A third type is computing on the end device itself, which can be a mobile device with a computing part: for example, smartphones, laptops, or other devices that can cooperate to perform a task. This also includes fixed-end devices: possibly home appliances or PCs, but also the increasing number of connected devices that constitute the Internet of Things.
Finally, you have hybrid solutions that can combine these main classes together. Hybrid solutions will have their own specific issues to solve. For example, a component could need to determine if it’s more suitable to run the task on an end device in the access network or the distant Cloud.
Mobile Edge Computing challenges
The potential is tremendous from an architectural standpoint, but there are a number of challenges to MEC in the context of small cells, or any sort of deployment of Wi-Fi access points, home nodes or similar types of devices which have small coverage.
- We can expect the platform to have limited computing and storage resources. Some current solutions may become too heavy, and we may only be able to support some applications with limited needs in term of computation power and storage. We may want to investigate other ways like Platform as a Service approaches.
- We can expect limited and possibility variable throughput that includes possibly the backhaul, inter-AP links and AP end user links. Applications relying on real-time connectivity may run badly in this context and need to be adapted. Also, the system should not rely on real-time message between APs.
- Highly heterogeneous hardware and software platforms, resulting in more constraints on the system. We can also assume lower physical security, as well as a limited control of the network operator over the applications. The impact on the MEC system can be significant. For example, the potential impact of a compromised server on the overall system should be minimized.

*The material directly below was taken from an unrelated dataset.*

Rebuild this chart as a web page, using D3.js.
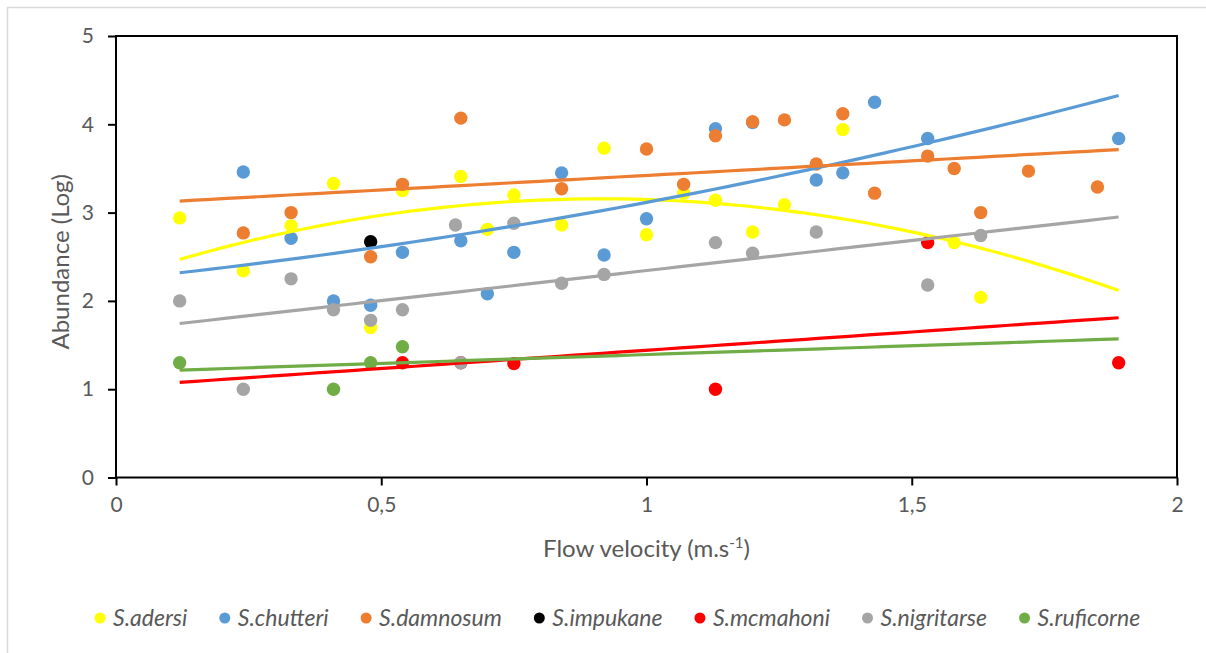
<!DOCTYPE html>
<html>
<head>
<meta charset="utf-8">
<script src="https://cdn.jsdelivr.net/npm/d3@7"></script>
<style>
  html, body { margin: 0; padding: 0; background: #ffffff; }
  svg { display: block; }
  text { font-family: Lato, "Open Sans", sans-serif; fill: #595959; }
</style>
</head>
<body>
<svg id="chart" width="1206" height="653"></svg>
<script>
// Flow velocity (m/s) and log abundance for each Simulium species
const adersiX = [0.12, 0.24, 0.33, 0.41, 0.48, 0.54, 0.65, 0.70, 0.75, 0.84, 0.92, 1.00, 1.07, 1.13, 1.20, 1.26, 1.37, 1.58, 1.63];
const adersiY = [2.94, 2.34, 2.85, 3.33, 1.70, 3.25, 3.41, 2.81, 3.20, 2.86, 3.73, 2.75, 3.22, 3.14, 2.78, 3.09, 3.94, 2.66, 2.04];

const chutteriX = [0.24, 0.33, 0.41, 0.48, 0.54, 0.65, 0.70, 0.75, 0.84, 0.92, 1.00, 1.13, 1.20, 1.32, 1.37, 1.43, 1.53, 1.89];
const chutteriY = [3.46, 2.71, 2.00, 1.95, 2.55, 2.68, 2.08, 2.55, 3.45, 2.52, 2.93, 3.95, 4.02, 3.37, 3.45, 4.25, 3.84, 3.84];

const damnosumX = [0.24, 0.33, 0.48, 0.54, 0.65, 0.84, 1.00, 1.07, 1.13, 1.20, 1.26, 1.32, 1.37, 1.43, 1.53, 1.58, 1.63, 1.72, 1.85];
const damnosumY = [2.77, 3.00, 2.50, 3.32, 4.07, 3.27, 3.72, 3.32, 3.87, 4.03, 4.05, 3.55, 4.12, 3.22, 3.64, 3.50, 3.00, 3.47, 3.29];

const impukaneX = [0.48];
const impukaneY = [2.67];

const mcmahoniX = [0.54, 0.65, 0.75, 1.13, 1.53, 1.89];
const mcmahoniY = [1.30, 1.30, 1.29, 1.00, 2.66, 1.30];

const nigritarseX = [0.12, 0.24, 0.33, 0.41, 0.48, 0.54, 0.64, 0.65, 0.75, 0.84, 0.92, 1.13, 1.20, 1.32, 1.53, 1.63];
const nigritarseY = [2.00, 1.00, 2.25, 1.90, 1.78, 1.90, 2.86, 1.30, 2.88, 2.20, 2.30, 2.66, 2.54, 2.78, 2.18, 2.74];

const ruficorneX = [0.12, 0.41, 0.48, 0.54];
const ruficorneY = [1.30, 1.00, 1.30, 1.48];

const speciesNames = ["S.adersi", "S.chutteri", "S.damnosum", "S.impukane", "S.mcmahoni", "S.nigritarse", "S.ruficorne"];
const speciesColors = ["#FFFF00", "#5B9BD5", "#ED7D31", "#000000", "#FF0000", "#A5A5A5", "#70AD47"];
// trend model per species: quadratic, linear, or none
const trendTypes = ["poly2", "poly2", "linear", "none", "linear", "linear", "linear"];

const xTickValues = [0, 0.5, 1, 1.5, 2];
const xTickLabels = ["0", "0,5", "1", "1,5", "2"];
const yTickValues = [0, 1, 2, 3, 4, 5];
const yTickLabels = ["0", "1", "2", "3", "4", "5"];

const seriesX = [adersiX, chutteriX, damnosumX, impukaneX, mcmahoniX, nigritarseX, ruficorneX];
const seriesY = [adersiY, chutteriY, damnosumY, impukaneY, mcmahoniY, nigritarseY, ruficorneY];

const series = speciesNames.map((name, i) => ({
  name,
  color: speciesColors[i],
  trend: trendTypes[i],
  points: seriesX[i].map((x, j) => ({ x, y: seriesY[i][j] }))
}));

// ---- least-squares fits ----
function fitLinear(pts) {
  const mx = d3.mean(pts, p => p.x), my = d3.mean(pts, p => p.y);
  let sxy = 0, sxx = 0;
  pts.forEach(p => { sxy += (p.x - mx) * (p.y - my); sxx += (p.x - mx) ** 2; });
  const b = sxy / sxx, a = my - b * mx;
  return x => a + b * x;
}
function fitPoly2(pts) {
  // normal equations for y = c0 + c1 x + c2 x^2
  const S = k => d3.sum(pts, p => p.x ** k);
  const T = k => d3.sum(pts, p => p.y * p.x ** k);
  const A = [[S(0), S(1), S(2)], [S(1), S(2), S(3)], [S(2), S(3), S(4)]];
  const B = [T(0), T(1), T(2)];
  for (let i = 0; i < 3; i++) {
    for (let r = i + 1; r < 3; r++) {
      const f = A[r][i] / A[i][i];
      for (let c = i; c < 3; c++) A[r][c] -= f * A[i][c];
      B[r] -= f * B[i];
    }
  }
  const c = [0, 0, 0];
  for (let i = 2; i >= 0; i--) {
    let s = B[i];
    for (let k = i + 1; k < 3; k++) s -= A[i][k] * c[k];
    c[i] = s / A[i][i];
  }
  return x => c[0] + c[1] * x + c[2] * x * x;
}
const fitters = { linear: fitLinear, poly2: fitPoly2 };

// ---- layout ----
const svg = d3.select("#chart");
const plot = { left: 116, right: 1177, top: 36, bottom: 477.5 };

const x = d3.scaleLinear().domain([0, 2]).range([plot.left, plot.right]);
const y = d3.scaleLinear().domain([0, 5]).range([plot.bottom, plot.top]);

// chart area outline
svg.append("rect")
  .attr("x", 7.5).attr("y", 7.5)
  .attr("width", 1300).attr("height", 700)
  .attr("fill", "#ffffff")
  .attr("stroke", "#d9d9d9").attr("stroke-width", 1.5);

// axes
const xAxis = d3.axisBottom(x)
  .tickValues(xTickValues)
  .tickFormat((d, i) => xTickLabels[i])
  .tickSize(8).tickPadding(12);
const yAxis = d3.axisLeft(y)
  .tickValues(yTickValues)
  .tickFormat((d, i) => yTickLabels[i])
  .tickSize(8).tickPadding(14);

const gx = svg.append("g").attr("transform", `translate(0,${plot.bottom})`).call(xAxis);
const gy = svg.append("g").attr("transform", `translate(${plot.left},0)`).call(yAxis);
[gx, gy].forEach(g => {
  g.select(".domain").remove();
  g.selectAll(".tick line").attr("stroke", "#000").attr("stroke-width", 2);
  g.selectAll(".tick text")
    .attr("fill", "#595959")
    .style("font-size", "21px")
    .style("font-family", "Lato, 'Open Sans', sans-serif");
});

// plot frame
svg.append("rect")
  .attr("x", plot.left).attr("y", plot.top)
  .attr("width", plot.right - plot.left).attr("height", plot.bottom - plot.top)
  .attr("fill", "none").attr("stroke", "#000").attr("stroke-width", 2);

// scatter points, in series order
const allPts = series.flatMap(s => s.points);
const xExtent = d3.extent(allPts, p => p.x);

series.forEach(s => {
  svg.append("g").selectAll("circle")
    .data(s.points)
    .join("circle")
    .attr("cx", d => x(d.x))
    .attr("cy", d => y(d.y))
    .attr("r", 6.7)
    .attr("fill", s.color);
});

// trend lines drawn over the markers, across the full velocity range
const line = d3.line().x(d => x(d.x)).y(d => y(d.y));
series.forEach(s => {
  if (s.trend === "none") return;
  const f = fitters[s.trend](s.points);
  const n = 60;
  const samples = d3.range(n + 1).map(i => {
    const vx = xExtent[0] + (xExtent[1] - xExtent[0]) * i / n;
    return { x: vx, y: f(vx) };
  });
  svg.append("path")
    .datum(samples)
    .attr("d", line)
    .attr("fill", "none")
    .attr("stroke", s.color)
    .attr("stroke-width", 3.2);
});

// axis titles
const xTitle = svg.append("text")
  .attr("x", (plot.left + plot.right) / 2)
  .attr("y", 557)
  .attr("text-anchor", "middle")
  .style("font-size", "24px");
xTitle.append("tspan").text("Flow velocity (m.s");
xTitle.append("tspan").text("-1").style("font-size", "15px").attr("dy", -9);
xTitle.append("tspan").text(")").attr("dy", 9);

svg.append("text")
  .attr("transform", `translate(69,${(plot.top + plot.bottom) / 2 + 5}) rotate(-90)`)
  .attr("text-anchor", "middle")
  .style("font-size", "24px")
  .text("Abundance (Log)");

// legend: marker, label, then a fixed gap before the next entry
const legend = svg.append("g").attr("transform", "translate(100,618)");
let cursor = 0;
series.forEach(s => {
  const item = legend.append("g").attr("transform", `translate(${cursor},0)`);
  item.append("circle").attr("cx", 0).attr("cy", 0).attr("r", 5.5).attr("fill", s.color);
  const t = item.append("text")
    .attr("x", 13).attr("y", 8)
    .style("font-size", "23px").style("font-style", "italic")
    .text(s.name);
  cursor += 13 + t.node().getComputedTextLength() + 37.5;
});
</script>
</body>
</html>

- There is a problem of orchestration. Algorithms should be expected to be more complex and dynamic since the environment is more constrained for the application.
- Finally, in a small cell network the range of each individual cell is limited. Mobility support becomes more important and solution for a fast process migration may become necessary. This just adds to the existing challenges identified in the high end MEC space – things like transparency to existing networks, application portability, security, performance, resilience, operations. These are all things that standards bodies like ETSI will be working to resolve.

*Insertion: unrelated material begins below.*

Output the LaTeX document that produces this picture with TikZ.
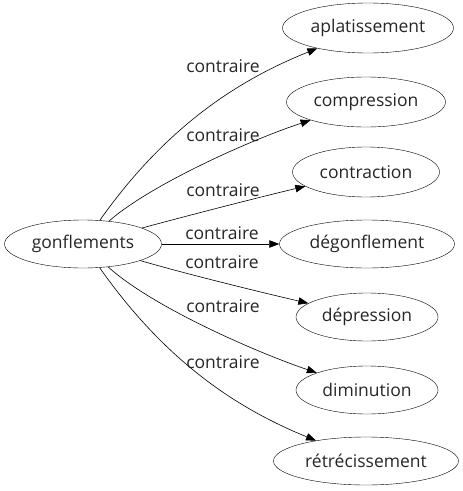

But, despite the challenges, there are tremendous advantages to MEC. Most notable are density and mobility, which enables cooperation between applications, application mobility support, and the ability to use contextual information as inputs into the application. There are opportunities for operators or others, who already share a network, for sharing their Edge computing capacity. This could be a foundation for methods to ensure pervasive low latency. Also, you have innovative deployment scenarios – for example, the possibility to deploy a network for a specific MEC application. This could be the basis for innovative deployment scenarios in relation with existing or all new applications. Detailed radio and network information, which are typically not available to most applications today, are readily available in an MEC setting and can be easily provided to applications. Yet, we may need to expand radio and network information APIs to do so.
MEC has the potential to offer an ultra-low latency, high bandwidth environment that provides real-time access to radio networks at the edge of the mobile network. As a natural development in the evolution of telecom, MEC can enable new vertical business segments and services for consumers and enterprise customers. While there is still work to be done to tackle the challenges presented above, it is clear that there is a need for the tremendous advantages MEC can provide as we move towards the next generation wireless standard.